As someone just checking a credit score using a SSN, you wouldn't have access to all the accounts anyway in order to see if someone had been bouncing around. When an individual wants to check his/her credit score and want to see which accounts are listed, they need to plug in all the account numbers. A potential employer would not have those.
A credit "score" can be influenced by some spouse who abused the joint credit, then took off, leaving the remaining spouse responsible for the bills. A credit "score" is influenced if a person has major credit cards and also has store credit cards (which reduces the number). The score can be reduced even if someone is shopping around for a refinance. Ironically, the credit score will actually DROP if a person pays off all his credit!! Are those bad people that will make for crappy employees? Hardly.

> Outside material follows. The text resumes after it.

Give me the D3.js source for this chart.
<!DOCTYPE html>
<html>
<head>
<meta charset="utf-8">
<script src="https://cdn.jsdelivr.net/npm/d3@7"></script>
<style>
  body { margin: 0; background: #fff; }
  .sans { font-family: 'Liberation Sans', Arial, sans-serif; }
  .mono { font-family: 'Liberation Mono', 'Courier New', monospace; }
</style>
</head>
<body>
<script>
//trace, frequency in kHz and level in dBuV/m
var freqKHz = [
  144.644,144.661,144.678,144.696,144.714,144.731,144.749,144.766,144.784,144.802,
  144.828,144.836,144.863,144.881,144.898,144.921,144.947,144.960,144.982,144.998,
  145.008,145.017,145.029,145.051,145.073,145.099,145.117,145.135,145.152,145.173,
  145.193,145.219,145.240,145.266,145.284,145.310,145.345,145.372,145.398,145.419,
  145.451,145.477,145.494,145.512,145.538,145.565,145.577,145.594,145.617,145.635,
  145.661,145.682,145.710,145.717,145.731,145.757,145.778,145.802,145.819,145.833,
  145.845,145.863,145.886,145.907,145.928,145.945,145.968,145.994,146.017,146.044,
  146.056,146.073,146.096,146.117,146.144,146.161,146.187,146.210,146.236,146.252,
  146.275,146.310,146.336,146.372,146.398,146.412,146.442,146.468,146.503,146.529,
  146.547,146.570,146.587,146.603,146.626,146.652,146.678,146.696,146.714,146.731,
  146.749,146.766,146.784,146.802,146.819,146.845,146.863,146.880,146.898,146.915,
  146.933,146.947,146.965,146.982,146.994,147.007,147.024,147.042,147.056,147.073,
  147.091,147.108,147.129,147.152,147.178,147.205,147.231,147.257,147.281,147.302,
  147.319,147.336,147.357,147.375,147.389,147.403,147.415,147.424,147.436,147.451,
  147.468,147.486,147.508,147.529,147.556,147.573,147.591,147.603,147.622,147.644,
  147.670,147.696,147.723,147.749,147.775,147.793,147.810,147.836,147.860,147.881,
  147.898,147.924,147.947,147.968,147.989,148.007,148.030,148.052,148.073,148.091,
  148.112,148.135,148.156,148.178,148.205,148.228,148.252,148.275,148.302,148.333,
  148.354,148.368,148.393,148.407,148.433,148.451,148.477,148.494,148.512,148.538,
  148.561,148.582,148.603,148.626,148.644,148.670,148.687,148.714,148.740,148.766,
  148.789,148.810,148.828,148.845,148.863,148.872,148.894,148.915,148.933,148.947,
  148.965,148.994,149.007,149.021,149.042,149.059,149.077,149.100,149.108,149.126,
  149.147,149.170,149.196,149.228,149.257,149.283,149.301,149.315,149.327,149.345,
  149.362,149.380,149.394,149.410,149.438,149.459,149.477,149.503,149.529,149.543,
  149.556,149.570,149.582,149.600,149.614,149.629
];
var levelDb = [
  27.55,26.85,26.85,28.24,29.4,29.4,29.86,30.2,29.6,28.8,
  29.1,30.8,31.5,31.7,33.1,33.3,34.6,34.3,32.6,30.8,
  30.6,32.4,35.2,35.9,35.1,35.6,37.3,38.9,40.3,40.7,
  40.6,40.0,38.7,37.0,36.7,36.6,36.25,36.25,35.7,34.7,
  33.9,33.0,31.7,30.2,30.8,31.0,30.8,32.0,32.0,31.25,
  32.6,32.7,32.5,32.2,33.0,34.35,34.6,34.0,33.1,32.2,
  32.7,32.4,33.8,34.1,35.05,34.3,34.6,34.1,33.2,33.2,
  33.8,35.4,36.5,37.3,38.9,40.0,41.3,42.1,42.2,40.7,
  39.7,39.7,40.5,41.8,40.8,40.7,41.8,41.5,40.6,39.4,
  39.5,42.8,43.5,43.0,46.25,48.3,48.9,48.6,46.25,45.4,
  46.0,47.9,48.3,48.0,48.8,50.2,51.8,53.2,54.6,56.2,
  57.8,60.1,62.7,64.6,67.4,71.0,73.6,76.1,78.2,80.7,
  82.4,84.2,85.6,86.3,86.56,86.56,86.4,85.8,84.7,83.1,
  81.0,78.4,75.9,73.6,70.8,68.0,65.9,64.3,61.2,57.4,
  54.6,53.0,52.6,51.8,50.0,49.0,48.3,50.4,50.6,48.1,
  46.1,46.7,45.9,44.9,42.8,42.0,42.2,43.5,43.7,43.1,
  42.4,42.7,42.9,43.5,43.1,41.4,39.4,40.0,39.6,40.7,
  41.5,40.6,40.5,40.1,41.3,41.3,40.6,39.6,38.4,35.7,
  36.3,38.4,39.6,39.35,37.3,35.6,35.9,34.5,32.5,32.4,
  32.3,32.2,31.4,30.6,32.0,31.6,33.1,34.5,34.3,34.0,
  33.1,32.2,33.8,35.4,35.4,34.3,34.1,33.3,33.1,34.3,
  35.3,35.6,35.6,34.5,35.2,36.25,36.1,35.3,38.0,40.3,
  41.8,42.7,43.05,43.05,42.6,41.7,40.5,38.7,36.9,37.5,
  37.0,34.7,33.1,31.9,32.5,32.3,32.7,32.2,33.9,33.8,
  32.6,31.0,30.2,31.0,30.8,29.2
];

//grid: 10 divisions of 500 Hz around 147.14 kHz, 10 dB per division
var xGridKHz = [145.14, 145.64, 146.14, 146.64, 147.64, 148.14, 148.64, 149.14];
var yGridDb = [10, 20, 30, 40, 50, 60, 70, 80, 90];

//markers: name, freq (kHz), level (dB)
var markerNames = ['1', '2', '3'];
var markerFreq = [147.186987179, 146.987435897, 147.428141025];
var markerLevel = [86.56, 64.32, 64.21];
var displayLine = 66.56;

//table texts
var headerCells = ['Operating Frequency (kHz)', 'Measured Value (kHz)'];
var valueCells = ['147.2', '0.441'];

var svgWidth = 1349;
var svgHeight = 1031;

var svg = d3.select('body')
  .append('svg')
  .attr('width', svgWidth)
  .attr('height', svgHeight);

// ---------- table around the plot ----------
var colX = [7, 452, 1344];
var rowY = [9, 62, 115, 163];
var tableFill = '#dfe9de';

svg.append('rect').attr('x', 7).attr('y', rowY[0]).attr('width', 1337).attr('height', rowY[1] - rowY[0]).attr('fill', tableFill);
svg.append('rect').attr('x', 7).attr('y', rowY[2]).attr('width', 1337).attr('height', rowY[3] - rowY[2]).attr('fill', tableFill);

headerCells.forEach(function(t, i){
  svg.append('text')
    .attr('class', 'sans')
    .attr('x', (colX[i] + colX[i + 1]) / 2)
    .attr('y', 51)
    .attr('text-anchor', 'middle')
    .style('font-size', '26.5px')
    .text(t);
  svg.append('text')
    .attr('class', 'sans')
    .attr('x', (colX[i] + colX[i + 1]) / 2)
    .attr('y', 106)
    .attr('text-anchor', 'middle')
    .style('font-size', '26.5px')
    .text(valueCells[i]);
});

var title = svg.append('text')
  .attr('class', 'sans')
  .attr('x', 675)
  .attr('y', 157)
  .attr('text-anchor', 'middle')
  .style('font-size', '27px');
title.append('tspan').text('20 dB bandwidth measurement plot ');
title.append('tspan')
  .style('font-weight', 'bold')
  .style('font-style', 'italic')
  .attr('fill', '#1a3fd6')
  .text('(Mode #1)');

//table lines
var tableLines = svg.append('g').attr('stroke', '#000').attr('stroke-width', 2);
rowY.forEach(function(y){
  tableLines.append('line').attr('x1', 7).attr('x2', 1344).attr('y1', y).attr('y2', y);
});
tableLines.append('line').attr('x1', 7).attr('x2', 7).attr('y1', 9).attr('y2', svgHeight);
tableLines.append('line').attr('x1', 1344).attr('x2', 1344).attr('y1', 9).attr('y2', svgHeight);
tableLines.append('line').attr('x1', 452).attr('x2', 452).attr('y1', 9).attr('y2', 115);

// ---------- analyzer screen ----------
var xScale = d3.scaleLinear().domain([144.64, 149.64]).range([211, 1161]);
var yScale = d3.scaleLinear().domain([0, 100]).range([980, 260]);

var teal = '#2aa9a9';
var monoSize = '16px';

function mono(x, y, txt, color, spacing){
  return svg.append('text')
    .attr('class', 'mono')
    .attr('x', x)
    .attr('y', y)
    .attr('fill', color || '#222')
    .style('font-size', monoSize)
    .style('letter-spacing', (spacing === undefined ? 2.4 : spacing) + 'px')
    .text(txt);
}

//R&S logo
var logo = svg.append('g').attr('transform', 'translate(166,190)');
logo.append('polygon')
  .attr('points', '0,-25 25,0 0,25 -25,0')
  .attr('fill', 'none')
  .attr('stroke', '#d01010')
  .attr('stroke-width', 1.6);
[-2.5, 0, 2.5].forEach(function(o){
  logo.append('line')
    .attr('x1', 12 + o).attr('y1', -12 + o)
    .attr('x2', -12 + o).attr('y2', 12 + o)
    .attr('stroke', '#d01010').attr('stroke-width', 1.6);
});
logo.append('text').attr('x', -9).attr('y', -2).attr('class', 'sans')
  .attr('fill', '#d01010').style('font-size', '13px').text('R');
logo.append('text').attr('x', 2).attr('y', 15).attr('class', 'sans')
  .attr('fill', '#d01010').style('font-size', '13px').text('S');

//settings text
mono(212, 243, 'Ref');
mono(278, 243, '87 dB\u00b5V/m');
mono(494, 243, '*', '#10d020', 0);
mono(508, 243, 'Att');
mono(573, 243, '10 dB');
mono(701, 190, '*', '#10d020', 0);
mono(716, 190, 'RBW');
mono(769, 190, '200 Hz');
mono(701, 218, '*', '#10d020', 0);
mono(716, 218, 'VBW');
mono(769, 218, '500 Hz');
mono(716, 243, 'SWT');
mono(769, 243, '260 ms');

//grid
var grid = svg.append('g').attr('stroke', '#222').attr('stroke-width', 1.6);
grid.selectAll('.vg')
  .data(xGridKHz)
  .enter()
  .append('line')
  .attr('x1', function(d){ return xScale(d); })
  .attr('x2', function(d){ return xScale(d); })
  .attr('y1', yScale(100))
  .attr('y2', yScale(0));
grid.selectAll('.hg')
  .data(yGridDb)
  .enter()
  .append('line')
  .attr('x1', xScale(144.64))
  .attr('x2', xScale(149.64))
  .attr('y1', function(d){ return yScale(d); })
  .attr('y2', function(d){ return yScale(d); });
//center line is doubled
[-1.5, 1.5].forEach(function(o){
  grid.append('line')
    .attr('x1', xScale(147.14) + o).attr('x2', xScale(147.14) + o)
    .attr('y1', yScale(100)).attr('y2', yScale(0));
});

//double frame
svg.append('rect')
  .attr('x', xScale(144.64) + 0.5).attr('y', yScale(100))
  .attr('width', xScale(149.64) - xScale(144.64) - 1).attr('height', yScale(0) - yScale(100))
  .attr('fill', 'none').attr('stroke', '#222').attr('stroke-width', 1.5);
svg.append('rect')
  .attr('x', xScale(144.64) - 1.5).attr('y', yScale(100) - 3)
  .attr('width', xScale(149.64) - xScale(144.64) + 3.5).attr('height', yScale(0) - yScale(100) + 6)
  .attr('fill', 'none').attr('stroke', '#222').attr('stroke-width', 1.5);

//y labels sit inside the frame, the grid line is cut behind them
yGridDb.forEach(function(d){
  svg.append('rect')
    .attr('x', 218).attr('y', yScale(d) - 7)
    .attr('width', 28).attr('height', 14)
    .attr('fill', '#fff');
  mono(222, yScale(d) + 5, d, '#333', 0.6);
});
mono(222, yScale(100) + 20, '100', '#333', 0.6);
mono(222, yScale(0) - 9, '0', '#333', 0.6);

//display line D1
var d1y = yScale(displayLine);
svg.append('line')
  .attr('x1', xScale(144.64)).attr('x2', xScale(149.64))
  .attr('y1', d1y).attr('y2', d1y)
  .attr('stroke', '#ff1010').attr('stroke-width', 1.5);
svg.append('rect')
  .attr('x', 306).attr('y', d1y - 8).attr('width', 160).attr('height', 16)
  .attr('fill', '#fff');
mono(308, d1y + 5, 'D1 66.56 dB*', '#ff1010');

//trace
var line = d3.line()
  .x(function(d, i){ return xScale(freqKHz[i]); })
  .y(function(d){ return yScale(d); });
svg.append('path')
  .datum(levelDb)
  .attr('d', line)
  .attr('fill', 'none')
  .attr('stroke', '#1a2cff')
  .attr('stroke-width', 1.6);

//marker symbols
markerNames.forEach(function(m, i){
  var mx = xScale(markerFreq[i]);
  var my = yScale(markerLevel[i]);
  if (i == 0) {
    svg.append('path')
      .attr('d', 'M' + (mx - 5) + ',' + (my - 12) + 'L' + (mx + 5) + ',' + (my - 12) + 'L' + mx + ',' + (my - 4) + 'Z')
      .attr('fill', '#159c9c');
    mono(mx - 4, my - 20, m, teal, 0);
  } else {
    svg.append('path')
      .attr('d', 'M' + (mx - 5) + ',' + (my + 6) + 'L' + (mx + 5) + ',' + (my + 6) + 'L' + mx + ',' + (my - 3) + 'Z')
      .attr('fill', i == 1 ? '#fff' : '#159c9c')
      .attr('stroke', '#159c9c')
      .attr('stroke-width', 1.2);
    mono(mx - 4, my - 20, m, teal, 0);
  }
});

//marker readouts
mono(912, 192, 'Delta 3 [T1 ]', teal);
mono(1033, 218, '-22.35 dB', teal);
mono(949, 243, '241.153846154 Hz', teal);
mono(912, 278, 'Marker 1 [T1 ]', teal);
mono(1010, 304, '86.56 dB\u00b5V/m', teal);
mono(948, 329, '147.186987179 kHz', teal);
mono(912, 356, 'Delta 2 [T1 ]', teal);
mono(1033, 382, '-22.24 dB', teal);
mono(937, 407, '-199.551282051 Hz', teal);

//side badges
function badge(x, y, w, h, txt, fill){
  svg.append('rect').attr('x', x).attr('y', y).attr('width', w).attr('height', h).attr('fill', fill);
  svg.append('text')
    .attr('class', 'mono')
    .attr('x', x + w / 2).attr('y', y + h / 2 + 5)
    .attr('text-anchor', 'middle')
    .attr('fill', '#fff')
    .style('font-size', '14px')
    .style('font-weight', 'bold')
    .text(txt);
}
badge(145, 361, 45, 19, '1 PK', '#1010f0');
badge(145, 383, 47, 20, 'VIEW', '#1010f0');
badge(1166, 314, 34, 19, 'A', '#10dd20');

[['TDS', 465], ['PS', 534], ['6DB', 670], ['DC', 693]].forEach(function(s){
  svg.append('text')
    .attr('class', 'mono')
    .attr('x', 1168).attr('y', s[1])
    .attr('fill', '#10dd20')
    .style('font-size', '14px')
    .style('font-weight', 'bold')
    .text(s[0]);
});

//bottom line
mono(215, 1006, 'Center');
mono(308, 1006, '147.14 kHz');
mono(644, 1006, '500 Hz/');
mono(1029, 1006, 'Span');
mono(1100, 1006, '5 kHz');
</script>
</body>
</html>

Don't be so quick to judge based on a measurement from a conglomeration of basic assumptions without the true facts in front of you.
Your first paragraph . . . I don't know what information a potential employer gains from a credit check; thanks for providing that.
Your second paragraph . . . I wasn't talking about credit scores.
Your third paragraph . . . Whose judging? I was merely stating my opinion.
Sorry, I missed the "if" in your first sentence which changed it just enough to appear as though it was you, not "if" it was you.
"I think if I'm a business owner hiring employees I want to know how reliable they are and a credit check helps me find this out."